An all-on-chip method for testing neutrophil chemotaxis
A team of researchers from the University of Manitoba in collaboration with local clinical scientists in Winnipeg, Canada, have developed a new method for rapid neutrophil chemotaxis test directly from a small drop of whole blood using a microfluidic system.
Although many microfluidic devices have been developed for quantitative immune cell migration studies and relevant clinical applications, cell isolation from blood in most studies still relied on specialized facilities. The process is labor-intensive, time-consuming, requires specialized skills, and often causes cell pre-activation. Direct isolation of specific blood cell types of interest from whole blood followed by cell migration experiment all on the same microfluidic device is highly desirable. In this direction, the present method provides easy-to-use microfluidic devices for efficient on-chip magnetic negative neutrophil isolation from a small drop of whole blood using reagents from a new commercial kit followed by neutrophil chemotaxis assay all on the same device. Furthermore, the integrated standalone microfluidic gradient generator and cell-docking structure improve the control of cell migration experiment, which enables easier and more accurate chemotaxis analysis. The whole experiment can be done in less than 25 minutes. The method was successfully validated by testing neutrophil chemotaxis to both purified chemoattractant (i.e. fMLP) and clinical samples (sputum from patients with Chronic Obstructive Pulmonary Disease). This report appears in a forthcoming issue of the journal Technology.

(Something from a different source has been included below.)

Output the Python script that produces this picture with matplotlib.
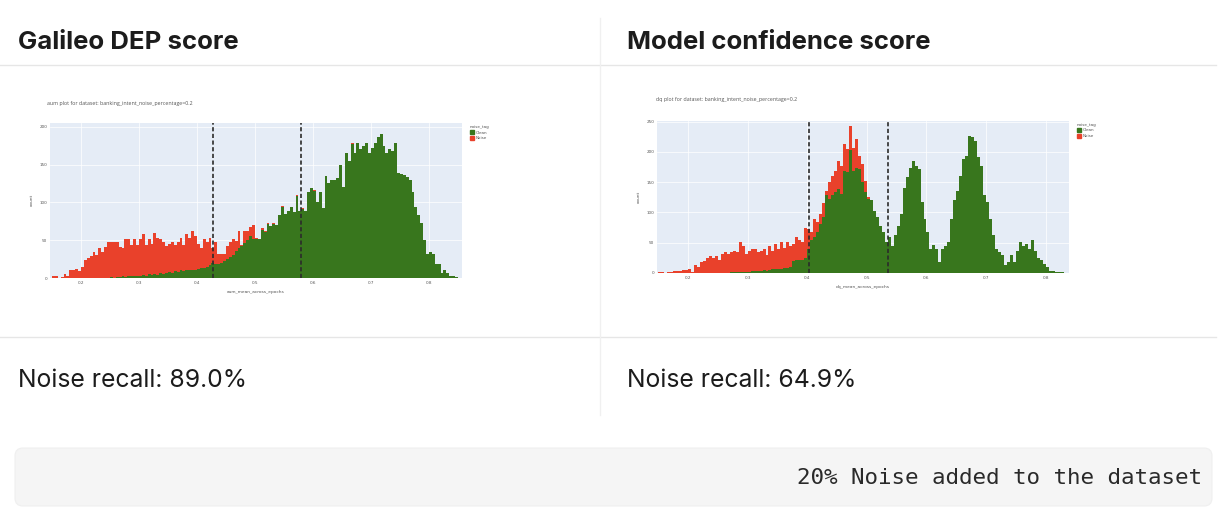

"The traditional cell preparation method significantly limits the efficiency of neutrophil chemotaxis experiment and makes it difficult to run the test in clinical settings. The developed all-on-chip method effectively removed this bottleneck. Furthermore, the integrated cell-docking feature permits cell pre-alignment in the device before chemotaxis experiment, and therefore it can provide instant chemotaxis test result at the end of the experiment based on the final positions of the cells," says Professor Francis Lin in the Department of Physics and Astronomy at the University of Manitoba and Principal Investigator of this study.
"One of the most attractive features of our technology is the minimal requirement for assay operation, which is very important for its practical use in life science labs and clinical labs. In addition to neutrophils that we used for proof-of-concept, there is a growing potential to extend our approach to test the migration of other cell types from blood upon availability of the corresponding magnetic cell isolation kits." says Dr. Jiandong Wu, a MITACS Postdoc Fellow in the Lin lab and the leading author of this paper. "The technology can be broadly applied" added by Professor Lin, "We plan to further apply it to study the migration of different immune cell types, cancer cells and stem cells. We already demonstrated that this approach can be effectively used for testing clinical COPD samples. We are confident that this approach can be generally useful for research and clinical applications in other relevant diseases. We will further develop this technology and aim to establish broad collaborations with cell migration researchers and industrial partners to enhance the applicability of this technology."